» **Material**:

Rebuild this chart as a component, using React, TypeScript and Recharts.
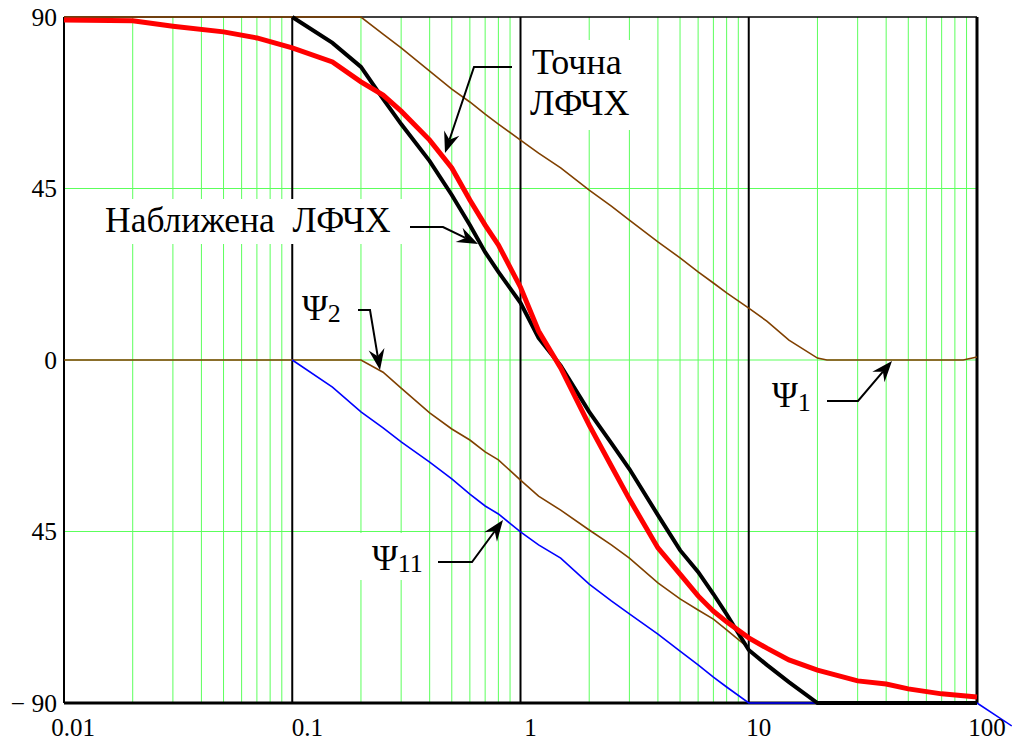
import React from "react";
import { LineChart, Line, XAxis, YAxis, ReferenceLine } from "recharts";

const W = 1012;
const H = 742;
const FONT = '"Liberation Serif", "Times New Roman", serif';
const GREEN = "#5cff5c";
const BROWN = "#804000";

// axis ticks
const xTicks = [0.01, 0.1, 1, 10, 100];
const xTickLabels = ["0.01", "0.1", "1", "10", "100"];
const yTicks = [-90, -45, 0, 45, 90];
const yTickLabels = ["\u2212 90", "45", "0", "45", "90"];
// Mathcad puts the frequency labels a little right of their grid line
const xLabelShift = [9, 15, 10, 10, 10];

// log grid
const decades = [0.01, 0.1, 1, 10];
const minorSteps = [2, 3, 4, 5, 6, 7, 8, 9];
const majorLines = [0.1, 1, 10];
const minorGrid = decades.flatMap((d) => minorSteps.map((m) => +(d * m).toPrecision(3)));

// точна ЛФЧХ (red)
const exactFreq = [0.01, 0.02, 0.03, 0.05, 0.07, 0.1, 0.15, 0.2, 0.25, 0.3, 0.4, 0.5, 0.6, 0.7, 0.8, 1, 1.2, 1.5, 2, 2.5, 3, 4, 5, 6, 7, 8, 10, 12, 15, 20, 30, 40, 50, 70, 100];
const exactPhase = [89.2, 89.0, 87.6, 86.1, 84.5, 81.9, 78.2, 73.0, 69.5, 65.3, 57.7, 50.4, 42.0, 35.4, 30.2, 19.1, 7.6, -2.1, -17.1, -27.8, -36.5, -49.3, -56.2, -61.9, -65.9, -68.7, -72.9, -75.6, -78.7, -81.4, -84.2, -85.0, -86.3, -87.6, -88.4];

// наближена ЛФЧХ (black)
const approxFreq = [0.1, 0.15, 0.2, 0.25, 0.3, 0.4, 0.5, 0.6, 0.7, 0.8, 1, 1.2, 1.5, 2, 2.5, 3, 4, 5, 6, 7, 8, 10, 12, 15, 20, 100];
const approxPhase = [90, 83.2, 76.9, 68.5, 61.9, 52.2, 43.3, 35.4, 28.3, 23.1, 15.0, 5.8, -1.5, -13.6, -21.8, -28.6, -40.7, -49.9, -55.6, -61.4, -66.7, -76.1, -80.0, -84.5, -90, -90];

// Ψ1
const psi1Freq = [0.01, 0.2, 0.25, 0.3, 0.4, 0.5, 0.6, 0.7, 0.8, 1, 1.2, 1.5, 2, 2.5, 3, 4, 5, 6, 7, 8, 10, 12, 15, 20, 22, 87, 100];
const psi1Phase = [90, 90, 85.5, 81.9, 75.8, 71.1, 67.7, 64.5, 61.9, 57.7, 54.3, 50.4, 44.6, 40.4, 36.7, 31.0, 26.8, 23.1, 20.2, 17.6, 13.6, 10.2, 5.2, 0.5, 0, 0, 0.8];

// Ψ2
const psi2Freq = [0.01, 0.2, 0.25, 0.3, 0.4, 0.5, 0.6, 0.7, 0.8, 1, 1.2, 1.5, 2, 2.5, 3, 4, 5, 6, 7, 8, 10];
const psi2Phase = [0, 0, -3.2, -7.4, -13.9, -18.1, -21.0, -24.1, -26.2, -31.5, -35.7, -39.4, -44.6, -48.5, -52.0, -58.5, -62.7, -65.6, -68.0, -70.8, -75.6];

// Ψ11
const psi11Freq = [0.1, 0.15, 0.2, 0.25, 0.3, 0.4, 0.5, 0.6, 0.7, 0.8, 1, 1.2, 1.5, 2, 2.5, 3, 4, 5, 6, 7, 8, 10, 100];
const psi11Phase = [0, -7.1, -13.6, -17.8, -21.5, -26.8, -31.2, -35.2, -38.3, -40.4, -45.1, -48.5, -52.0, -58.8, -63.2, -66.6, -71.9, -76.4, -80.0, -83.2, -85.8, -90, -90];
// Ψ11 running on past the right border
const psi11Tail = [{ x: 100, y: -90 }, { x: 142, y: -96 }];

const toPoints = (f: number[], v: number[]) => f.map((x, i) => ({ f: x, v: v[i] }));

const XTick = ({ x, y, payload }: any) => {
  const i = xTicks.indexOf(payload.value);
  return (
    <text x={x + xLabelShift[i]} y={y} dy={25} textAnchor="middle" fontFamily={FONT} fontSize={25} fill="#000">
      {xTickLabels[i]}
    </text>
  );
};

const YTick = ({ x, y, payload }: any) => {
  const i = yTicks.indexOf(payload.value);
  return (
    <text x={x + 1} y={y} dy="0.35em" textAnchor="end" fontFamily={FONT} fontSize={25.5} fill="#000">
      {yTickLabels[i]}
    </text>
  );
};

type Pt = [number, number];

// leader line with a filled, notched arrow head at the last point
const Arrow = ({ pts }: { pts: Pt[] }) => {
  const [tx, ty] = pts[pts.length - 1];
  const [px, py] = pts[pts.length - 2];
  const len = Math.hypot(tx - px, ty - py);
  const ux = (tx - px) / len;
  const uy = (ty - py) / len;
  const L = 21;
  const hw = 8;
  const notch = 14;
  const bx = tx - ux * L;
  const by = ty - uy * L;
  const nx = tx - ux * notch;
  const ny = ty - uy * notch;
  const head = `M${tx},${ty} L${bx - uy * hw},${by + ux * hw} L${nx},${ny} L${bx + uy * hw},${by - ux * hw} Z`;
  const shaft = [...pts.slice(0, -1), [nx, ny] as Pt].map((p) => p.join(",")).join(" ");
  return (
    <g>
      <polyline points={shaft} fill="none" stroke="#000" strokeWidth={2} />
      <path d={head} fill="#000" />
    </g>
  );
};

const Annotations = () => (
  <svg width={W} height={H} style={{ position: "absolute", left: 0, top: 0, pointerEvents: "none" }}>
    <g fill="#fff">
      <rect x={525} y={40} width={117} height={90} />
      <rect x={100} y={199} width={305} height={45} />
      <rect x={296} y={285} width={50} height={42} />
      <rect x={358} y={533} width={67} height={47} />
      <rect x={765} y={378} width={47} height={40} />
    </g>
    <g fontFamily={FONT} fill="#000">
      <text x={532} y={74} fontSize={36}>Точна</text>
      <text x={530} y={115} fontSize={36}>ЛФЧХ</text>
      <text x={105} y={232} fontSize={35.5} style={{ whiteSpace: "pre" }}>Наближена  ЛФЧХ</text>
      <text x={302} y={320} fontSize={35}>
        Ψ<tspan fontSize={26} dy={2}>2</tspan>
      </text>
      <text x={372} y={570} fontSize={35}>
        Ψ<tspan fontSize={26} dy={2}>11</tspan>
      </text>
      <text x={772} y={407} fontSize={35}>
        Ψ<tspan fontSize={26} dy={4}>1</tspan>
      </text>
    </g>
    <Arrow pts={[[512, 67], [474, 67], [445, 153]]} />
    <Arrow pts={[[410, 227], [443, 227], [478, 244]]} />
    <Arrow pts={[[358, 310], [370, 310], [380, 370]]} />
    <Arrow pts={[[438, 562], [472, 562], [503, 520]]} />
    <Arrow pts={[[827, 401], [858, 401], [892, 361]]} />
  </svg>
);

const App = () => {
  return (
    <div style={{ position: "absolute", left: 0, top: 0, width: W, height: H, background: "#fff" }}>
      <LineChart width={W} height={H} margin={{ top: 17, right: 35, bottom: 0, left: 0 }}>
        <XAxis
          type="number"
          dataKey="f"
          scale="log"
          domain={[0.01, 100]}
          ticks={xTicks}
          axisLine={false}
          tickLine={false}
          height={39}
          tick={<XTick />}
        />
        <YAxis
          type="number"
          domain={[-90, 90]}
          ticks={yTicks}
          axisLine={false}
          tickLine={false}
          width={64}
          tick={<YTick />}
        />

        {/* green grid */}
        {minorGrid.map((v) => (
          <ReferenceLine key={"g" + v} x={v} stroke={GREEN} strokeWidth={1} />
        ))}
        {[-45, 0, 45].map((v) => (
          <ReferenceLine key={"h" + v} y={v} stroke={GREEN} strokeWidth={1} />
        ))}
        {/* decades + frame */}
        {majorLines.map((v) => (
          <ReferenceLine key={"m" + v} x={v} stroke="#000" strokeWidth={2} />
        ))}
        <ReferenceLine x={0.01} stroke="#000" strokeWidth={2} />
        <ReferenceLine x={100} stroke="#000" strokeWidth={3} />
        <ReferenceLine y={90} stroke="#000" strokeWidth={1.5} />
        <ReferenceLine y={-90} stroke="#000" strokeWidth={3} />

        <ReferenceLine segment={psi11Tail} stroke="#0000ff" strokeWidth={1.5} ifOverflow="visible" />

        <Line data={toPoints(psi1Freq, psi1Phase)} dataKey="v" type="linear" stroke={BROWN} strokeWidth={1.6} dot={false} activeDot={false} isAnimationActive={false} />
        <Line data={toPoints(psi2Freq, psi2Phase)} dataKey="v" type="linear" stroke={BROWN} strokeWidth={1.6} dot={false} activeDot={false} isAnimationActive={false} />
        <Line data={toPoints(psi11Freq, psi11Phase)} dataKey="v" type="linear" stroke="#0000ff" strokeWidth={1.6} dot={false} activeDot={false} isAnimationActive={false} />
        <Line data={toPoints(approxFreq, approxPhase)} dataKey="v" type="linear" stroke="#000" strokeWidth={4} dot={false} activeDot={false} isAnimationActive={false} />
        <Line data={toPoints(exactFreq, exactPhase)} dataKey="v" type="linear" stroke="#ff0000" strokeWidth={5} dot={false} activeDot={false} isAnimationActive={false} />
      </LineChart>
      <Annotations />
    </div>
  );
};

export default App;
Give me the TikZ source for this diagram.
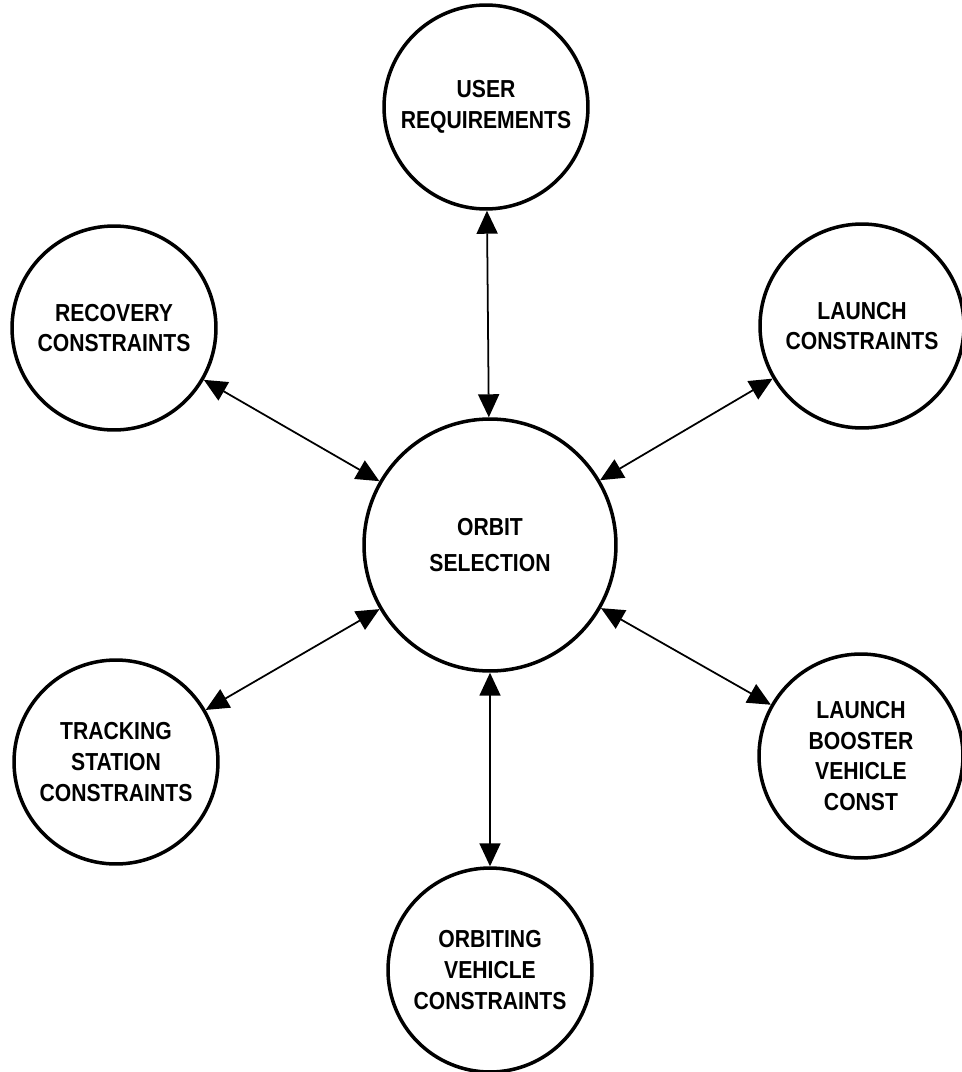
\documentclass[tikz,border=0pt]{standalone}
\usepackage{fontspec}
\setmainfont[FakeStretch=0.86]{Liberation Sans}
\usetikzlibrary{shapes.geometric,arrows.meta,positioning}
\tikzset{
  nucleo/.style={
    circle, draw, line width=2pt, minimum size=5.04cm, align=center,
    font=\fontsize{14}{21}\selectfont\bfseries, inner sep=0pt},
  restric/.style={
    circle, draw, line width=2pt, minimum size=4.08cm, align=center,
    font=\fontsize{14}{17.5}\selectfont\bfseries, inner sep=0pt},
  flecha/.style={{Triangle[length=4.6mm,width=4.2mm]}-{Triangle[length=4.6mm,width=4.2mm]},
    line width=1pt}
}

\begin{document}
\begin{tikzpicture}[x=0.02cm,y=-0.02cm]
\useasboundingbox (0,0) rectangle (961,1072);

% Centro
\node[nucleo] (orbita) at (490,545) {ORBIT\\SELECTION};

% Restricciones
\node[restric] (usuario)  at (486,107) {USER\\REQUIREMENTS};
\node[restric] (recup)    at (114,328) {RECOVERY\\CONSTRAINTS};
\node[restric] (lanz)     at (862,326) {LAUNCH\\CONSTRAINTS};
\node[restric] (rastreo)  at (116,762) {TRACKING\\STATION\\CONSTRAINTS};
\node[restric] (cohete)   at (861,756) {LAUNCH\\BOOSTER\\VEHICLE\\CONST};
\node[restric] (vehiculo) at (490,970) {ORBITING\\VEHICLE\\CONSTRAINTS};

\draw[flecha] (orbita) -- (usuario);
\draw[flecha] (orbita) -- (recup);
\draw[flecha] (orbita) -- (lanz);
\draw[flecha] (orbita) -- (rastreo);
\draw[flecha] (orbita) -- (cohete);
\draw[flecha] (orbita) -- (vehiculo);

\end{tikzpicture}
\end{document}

» **Exercise directions**:
Omitting all pictures, restate exactly the lines of the material from its start through the line that contains "-84.5, -90, -90];".

» **Correct answer**:
Rebuild this chart as a component, using React, TypeScript and Recharts.
import React from "react";
import { LineChart, Line, XAxis, YAxis, ReferenceLine } from "recharts";

const W = 1012;
const H = 742;
const FONT = '"Liberation Serif", "Times New Roman", serif';
const GREEN = "#5cff5c";
const BROWN = "#804000";

// axis ticks
const xTicks = [0.01, 0.1, 1, 10, 100];
const xTickLabels = ["0.01", "0.1", "1", "10", "100"];
const yTicks = [-90, -45, 0, 45, 90];
const yTickLabels = ["\u2212 90", "45", "0", "45", "90"];
// Mathcad puts the frequency labels a little right of their grid line
const xLabelShift = [9, 15, 10, 10, 10];

// log grid
const decades = [0.01, 0.1, 1, 10];
const minorSteps = [2, 3, 4, 5, 6, 7, 8, 9];
const majorLines = [0.1, 1, 10];
const minorGrid = decades.flatMap((d) => minorSteps.map((m) => +(d * m).toPrecision(3)));

// точна ЛФЧХ (red)
const exactFreq = [0.01, 0.02, 0.03, 0.05, 0.07, 0.1, 0.15, 0.2, 0.25, 0.3, 0.4, 0.5, 0.6, 0.7, 0.8, 1, 1.2, 1.5, 2, 2.5, 3, 4, 5, 6, 7, 8, 10, 12, 15, 20, 30, 40, 50, 70, 100];
const exactPhase = [89.2, 89.0, 87.6, 86.1, 84.5, 81.9, 78.2, 73.0, 69.5, 65.3, 57.7, 50.4, 42.0, 35.4, 30.2, 19.1, 7.6, -2.1, -17.1, -27.8, -36.5, -49.3, -56.2, -61.9, -65.9, -68.7, -72.9, -75.6, -78.7, -81.4, -84.2, -85.0, -86.3, -87.6, -88.4];

// наближена ЛФЧХ (black)
const approxFreq = [0.1, 0.15, 0.2, 0.25, 0.3, 0.4, 0.5, 0.6, 0.7, 0.8, 1, 1.2, 1.5, 2, 2.5, 3, 4, 5, 6, 7, 8, 10, 12, 15, 20, 100];
const approxPhase = [90, 83.2, 76.9, 68.5, 61.9, 52.2, 43.3, 35.4, 28.3, 23.1, 15.0, 5.8, -1.5, -13.6, -21.8, -28.6, -40.7, -49.9, -55.6, -61.4, -66.7, -76.1, -80.0, -84.5, -90, -90];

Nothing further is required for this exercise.